Lo Statuto dei lavoratori è in vigore in Italia dal 1970. Irene Soave ne rivisita alcuni articoli leggendoli alla luce di quanto succede oggi alle donne e tra le donne nel mondo del lavoro. Nella sua inchiesta sentimentale – condotta col piglio concreto e rapido della giornalista, ricca di dati ma accesa dalla passione di ciò che vede, sente, è – Irene Soave fotografa la collettiva disaffezione al lavoro individuandone le radici, i sintomi e le conseguenze: abbiamo davvero tutti il burnout? Il lavoro flessibile davvero ci rende liberi? Davvero una puerpera su due deve considerare inevitabile abbandonare la vita attiva? Davvero un compito va svolto bene pure se è brutto? Davvero cambiare vita è una soluzione? Irene Soave guarda a sé e al mondo, colleziona storie, torna indietro nel tempo e immagina un futuro possibile per compilare con il suo stile serrato e caldo un compendio di chi siamo e come siamo quando siamo al lavoro oggi, con quali disperazioni e quali prospettive.

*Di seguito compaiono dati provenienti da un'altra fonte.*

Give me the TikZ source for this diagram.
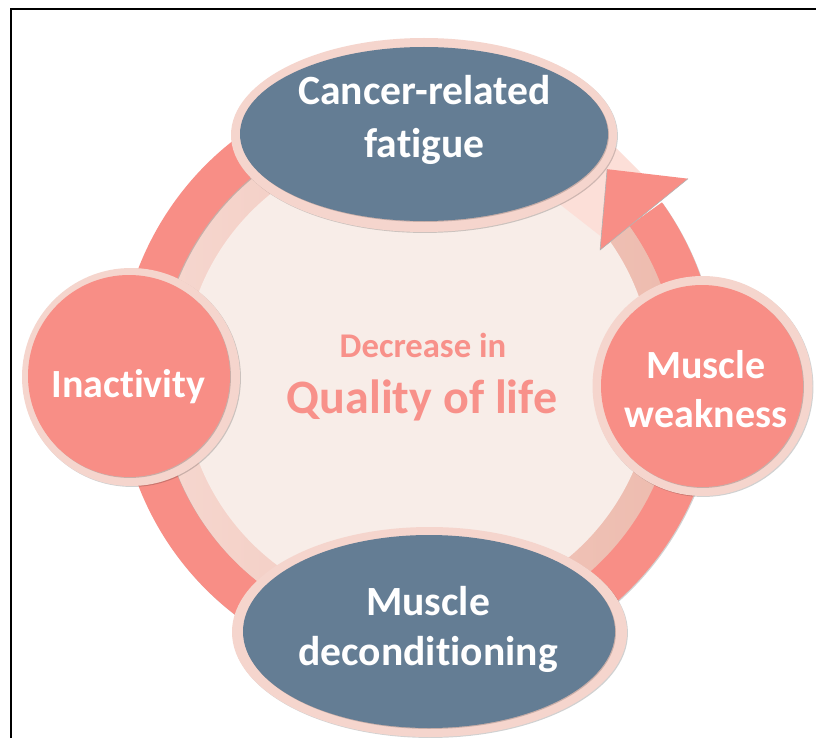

Ne risulta un’analisi puntuale della nostra società, ancora impigliata negli stereotipi, ancora poco inventiva nel pensare un mondo del lavoro in cui tutti e tutte si stia meglio, si stia bene, si possa stare senza rinunce. Tutti e tutte. Perché “la manutenzione dell’habitat, la cura a che non sia respingente, il conflitto necessario per difenderlo dall’ingordigia e dalla prepotenza di chi lo comanda, e ritiene di possederlo sono mansioni collettive”. E un mondo del lavoro che includa le donne è più abitabile anche per gli uomini.
Un libro che dovrebbe essere reso obbligatorio nelle scuole, per quanto la sua lettura sia oggi necessaria, non solo alle donne ma anche agli uomini. Statistiche che si accoppiano a più intime storie di vita vera dell’autrice e degli intervistati, ho faticato a leggere alcuni pezzi per la rabbia che mi provocava rivedere i la quelle righe tratteggiata cosi precisamente la mia generazione, ma anche quelle delle donne prima.
Un libro che vuole spingere a ripensare il mondo della lavoro tramite forme di collettività, rivendicazioni sociali e non social, lotte per i diritti al lavoro e alla maternità, che non si esauriscono nel tempo di una story di Instagram. Illuminante.
Saggio lucido, necessario e a tratti molto divertente sulla attuale situazione lavorativa italiana. Ci sono tantissimi, troppi spunti da cui attingere. Il commento dell'autrice nel podcast "Voce ai libri" sul libro dovrebbe essere un manifesto. Non posso non consigliarlo a tutte e tutti quelli che lavorano.
Una scrittura brillante e generosa per guardare in faccia il lavoro, oggi, quello che ci piace e quello che ci definisce, il lavoro che faremmo fare ad altri e quello che non ci ricompensa. Il lavoro al femminile, che non è solo il lavoro delle donne. Meraviglioso.
Un libro totalizzante sulla condizione delle lavoratrici ai giorni nostri. Un riflessione profonda sui meccanismi di lotta collettiva, che in Italia sembrano essere stati dimenticati. Una lettura necessaria per chiunque pensi che il riscatto sociale passi dall’importanza attribuita al lavoro e ai lavoratori.
Un interessante saggio sulla questione lavoro, genere e società focalizzato sulla presa di consapevolezza delle barriere sociali all'accesso e allo sviluppo professionale per donne e altre categorie di persone che vengono incluse all'interno del femminile sovraesteso "lavoratrici". Un saggio che affrontando tantissimi temi diversi e variegati riflette la situazione odierna del lavoro e della società, ma soprattutto il bisogno di un approccio comunitario e condiviso per cambiarla e migliorarla. Altamente consigliato.
5 stelle, ma ne meriterebbe di più. Questo è il libro che devi far leggere ai tuoi amici, ai tuoi genitori, ai tuoi parenti e ai tuoi colleghi. Apre gli occhi su tematiche di cui tutti siamo consapevoli ma forse non siamo ancora consapevoli su cosa possiamo fare a riguardo. Come Irene, spero nel cambiamento, prima o poi.
Non sono riuscita a finirlo prima che scadesse il prestito della biblioteca, ma il succo credo di averlo capito. Un’analisi del mondo del lavoro di noi millennials, la generazione più sfigata. Fa sorridere ma anche tanto arrabbiare.